Current Investigations

The majority of new research being conducted at this site is being completed by graduate students, completing their PhD dissertations as well as conducting their master's theses. This includes the work of Daniel A. Bush, Sarah M. Caughron and Cora J. Dunaway. Saunders and his team, since the purchase of Watson Brake by the Archaeological Conservatory, have discovered a variety of new insight of the purpose and use of the mound at Watson Brake.

Daniel A. Bush Bush is a Master's student completing a master's thesis under the careful guidance of James K. Feathers, one of the major contributors to the work being completed at Watson Brake, partner with Joe W. Saunders (Bush, 2008). His work focuses on the application of luminescence dating on the Mississippian River Valley mounds, firmly dating them (Bush, 2008). Previous to his work, Watson brake was dated a number of times, using a variety of methods ( Saunders et al., 1997). However, this is why he believes that Watson Brake is an ideal candidate for this testing and dating method, so that his results can be compared across the board (Bush, 2008). He was able to conclude that Watson Brake predates the mound complex at Poverty Point, which was originally considered the oldest mound complex (Bush, 2008).

Sarah M. Caughron Caughron conducted research at Watson Brake pertaining to the environment of the site, through the presence of Freshwater Mussel found there (Caughron, 2009).
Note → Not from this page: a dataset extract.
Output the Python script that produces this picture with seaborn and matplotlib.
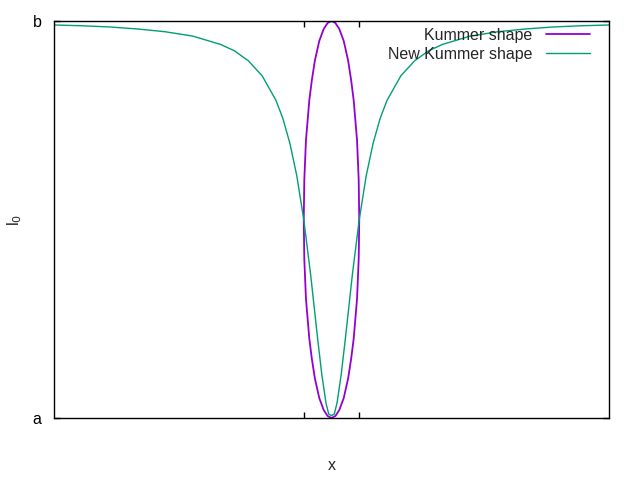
import matplotlib
matplotlib.use("Agg")
import matplotlib.pyplot as plt
import seaborn as sns
import pandas as pd

# Kummer shape: closed loop (x, y) in data units
kummer_x = [0, 0.14, 0.28, 0.44, 0.60, 0.71, 0.80, 0.92, 0.98, 1.00, 0.98, 0.92, 0.80, 0.71,
            0.60, 0.44, 0.28, 0.14, 0, -0.14, -0.28, -0.44, -0.60, -0.71, -0.80, -0.92, -0.98,
            -1.00, -0.98, -0.92, -0.80, -0.71, -0.60, -0.44, -0.28, -0.14, 0]
kummer_y = [0, 0.005, 0.02, 0.05, 0.10, 0.15, 0.20, 0.30, 0.40, 0.50, 0.60, 0.70, 0.80, 0.85,
            0.90, 0.95, 0.98, 0.995, 1.0, 0.995, 0.98, 0.95, 0.90, 0.85, 0.80, 0.70, 0.60,
            0.50, 0.40, 0.30, 0.20, 0.15, 0.10, 0.05, 0.02, 0.005, 0]

# New Kummer shape
new_x = [-10, -9, -8, -7, -6, -5, -4, -3.5, -3, -2.5, -2, -1.75, -1.5, -1.25, -1, -0.75,
         -0.5, -0.35, -0.2, -0.1, 0, 0.1, 0.2, 0.35, 0.5, 0.75, 1, 1.25, 1.5, 1.75, 2, 2.5,
         3, 3.5, 4, 5, 6, 7, 8, 9, 10]
new_y = [0.990, 0.988, 0.985, 0.980, 0.973, 0.962, 0.941, 0.925, 0.900, 0.862, 0.800, 0.754,
         0.692, 0.610, 0.500, 0.360, 0.200, 0.110, 0.038, 0.010, 0.006, 0.010, 0.038, 0.110,
         0.200, 0.360, 0.500, 0.610, 0.692, 0.754, 0.800, 0.862, 0.900, 0.925, 0.941, 0.962,
         0.973, 0.980, 0.985, 0.988, 0.990]

x_ticks = [-1, 1]
x_tick_labels = ["", ""]
y_ticks = [0, 1]
y_tick_labels = ["a", "b"]

sns.set_theme(style="ticks")
plt.rcParams["font.family"] = ["Liberation Sans", "DejaVu Sans"]

fig = plt.figure(figsize=(6.4, 4.8), dpi=100)
ax = fig.add_axes([54 / 640, (480 - 418) / 480, (609 - 54) / 640, (418 - 21) / 480])

df_k = pd.DataFrame({"x": kummer_x, "y": kummer_y})
df_n = pd.DataFrame({"x": new_x, "y": new_y})

sns.lineplot(data=df_k, x="x", y="y", sort=False, estimator=None, color="#9400D3",
             linewidth=1.3, label="Kummer shape", ax=ax)
sns.lineplot(data=df_n, x="x", y="y", sort=False, estimator=None, color="#009E73",
             linewidth=1.0, label="New Kummer shape", ax=ax)

ax.set_xlim(-10, 10)
ax.set_ylim(0, 1)
ax.set_xticks(x_ticks)
ax.set_xticklabels(x_tick_labels)
ax.set_yticks(y_ticks)
ax.set_yticklabels(y_tick_labels)
ax.tick_params(direction="in", length=4.5, width=1, top=True, right=True,
               labelsize=11.5, pad=9, colors="black")

for s in ax.spines.values():
    s.set_visible(True)
    s.set_linewidth(1.0)
    s.set_color("black")

ax.set_xlabel("x", fontsize=11.5)
ax.set_ylabel(r"l$_0$", fontsize=11.5)
ax.xaxis.set_label_coords(0.5, -(465 - 418) / 397)
ax.yaxis.set_label_coords(-(54 - 15) / 555, 0.5)
ax.xaxis.label.set_va("center")
ax.yaxis.label.set_va("center")

leg = ax.legend(loc="upper right", bbox_to_anchor=(1 - 19 / 555, 1 - 7 / 397),
                frameon=False, markerfirst=False, fontsize=11.5, handlelength=2.75,
                handletextpad=0.85, borderaxespad=0, borderpad=0, labelspacing=0.22)

fig.savefig("out.png", dpi=100)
Throughout her master's thesis, she explains how comparing the shells of mussels found archaeologically there, she was able to compare them to present day mussels to determine environmental changes, as well as reconstruct climate details during the site's occupation (Caughron, 2009). She explains that this site was in existence during a period of climatic variation, therefore she concluded that this site might have been ritualistic or ceremonial in response to the changing environment (Caughron, 2009).
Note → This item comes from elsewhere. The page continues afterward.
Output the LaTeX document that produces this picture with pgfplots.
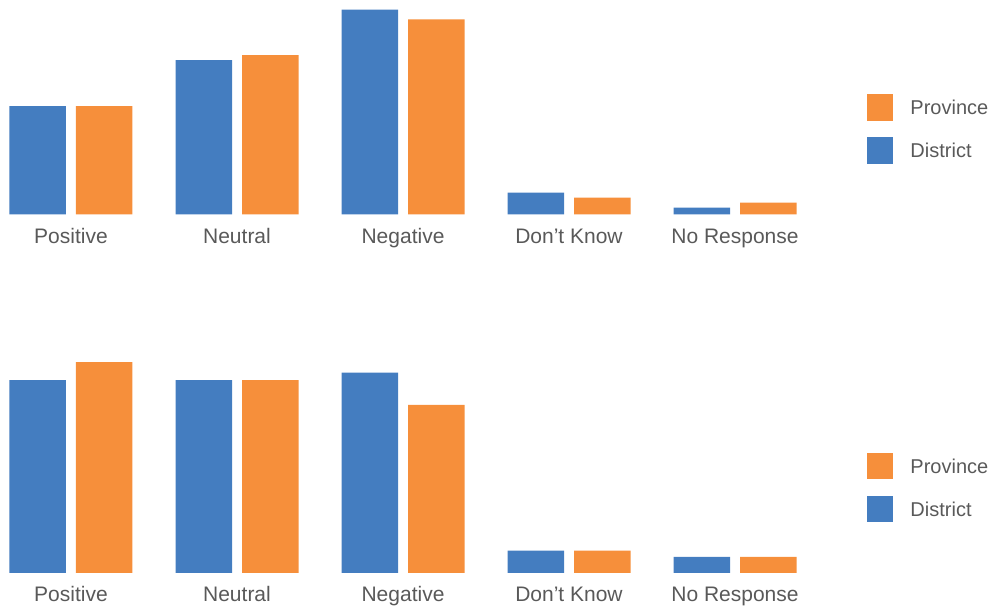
\documentclass[border=0pt]{standalone}
\usepackage{pgfplots}
\pgfplotsset{compat=1.18}
\usepackage{fontspec}
\setmainfont{Liberation Sans}
\definecolor{distblue}{HTML}{447DC0}
\definecolor{provorange}{HTML}{F68F3B}
\definecolor{txtgray}{HTML}{595959}
\pgfplotsset{
  panel/.style={
    anchor=south west,
    x=166pt,
    xmin=-0.4277, xmax=5.5783, ymin=0,
    ybar=10pt, bar width=56.5pt,
    axis line style={draw=none},
    tick style={draw=none}, major tick length=0pt,
    ytick=\empty,
    xtick={0,1,2,3,4},
    xticklabels={Positive,Neutral,Negative,Don’t Know,No Response},
    xticklabel style={font=\fontsize{21}{25}\selectfont, text=txtgray, inner sep=0pt, anchor=north, text height=15pt, text depth=4pt, yshift=-13.5pt},
    clip=false,
    reverse legend,
    legend image code/.code={\fill[##1] (0pt,-6.1pt) rectangle (26.6pt,20.5pt);},
    legend style={draw=none, fill=none, inner sep=0pt, anchor=north west,
      font=\fontsize{20}{24}\selectfont, text=txtgray, row sep=16.4pt,
      nodes={inner sep=0pt, text height=14.3pt, text depth=0pt, anchor=base west},
      /tikz/every odd column/.append style={column sep=17pt}},
  }
}
\begin{document}
\begin{tikzpicture}
\path[use as bounding box] (0pt,0pt) rectangle (997pt,609pt);
% Top panel
\begin{axis}[panel, at={(0pt,394.5pt)}, y=4.95pt, ymax=42,
  legend style={at={(0.8693,0.5796)}}]
\addplot[fill=distblue, draw=none] coordinates {(0,21.9) (1,31.2) (2,41.4) (3,4.4) (4,1.4)};
\addlegendentry{District}
\addplot[fill=provorange, draw=none] coordinates {(0,21.9) (1,32.2) (2,39.4) (3,3.4) (4,2.4)};
\addlegendentry{Province}
\end{axis}
% Bottom panel
\begin{axis}[panel, at={(0pt,36pt)}, y=6.2pt, ymax=35,
  legend style={at={(0.8693,0.5553)}}]
\addplot[fill=distblue, draw=none] coordinates {(0,31.1) (1,31.1) (2,32.3) (3,3.6) (4,2.6)};
\addlegendentry{District}
\addplot[fill=provorange, draw=none] coordinates {(0,34.0) (1,31.1) (2,27.1) (3,3.6) (4,2.6)};
\addlegendentry{Province}
\end{axis}
\end{tikzpicture}
\end{document}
Cora J. Dunaway The research conducted by Dunaway compares a variety of mound complexes, seeking out the spiritual connections tied to the Mississippian River Valley (Dunaway, 2008). She applied ethnographic records and oral traditions of the area to try and decipher the reasoning for mound building (Dunaway, 2008). She also looks into Watson Brake itself and tries to apply a fresh outlook on how these mounds were used(Dunaway, 2008). However, even after her research, we are still unaware of the use of the Watson Brake mounds (Dunaway, 2008).

Site Reports

  1. (Saunders et al., 2005)
  2. (Saunders et al., 1997)

Formation and Occupational History

Material Culture

  1. Microdrills and beads
  2. Watson Brake Objects
  3. Flaked tools and cores
  4. Bi-facial tools (Evans, Ellis and Ponchartrain points)
  5. Bladelets and Blade cores
  6. Hammerstones
  7. Bone and Antler tools
  8. Manuports

Watson Brake Objects

In 1998, an article by Saunders et al recorded the appearance of an unusual object found at the Watson Brake site (Saunders et al., 1998). They noted that these objects were similar in nature to Poverty Point objects, yet were distinctive enough to be considered their own category of artifact (Saunders et al., 1998). Poverty point artifacts are circular objects that are buried underground for cooking purposes (Saunders et al., 1998). Later, these Watson Brake objects were found at three other Middle Archaic sites: Frenchmen’s Bend Mounds, Lower Jackson, and Plum Creek Archaic (Saunders et al., 1998). Watson Brake artifacts are square in shape who's function is still undecided (Saunders et al., 1998). There are suggestions that these objects may be related to bead making, due to the vast number of beads also found at these sites (Saunders et al., 1998). However, since this work, there has been a lack of in-depth research conducted on these Watson Brake objects. There is a need for more research to be completed before any firm conclusions can be made on the purpose of these objects and their association to Poverty Point objects.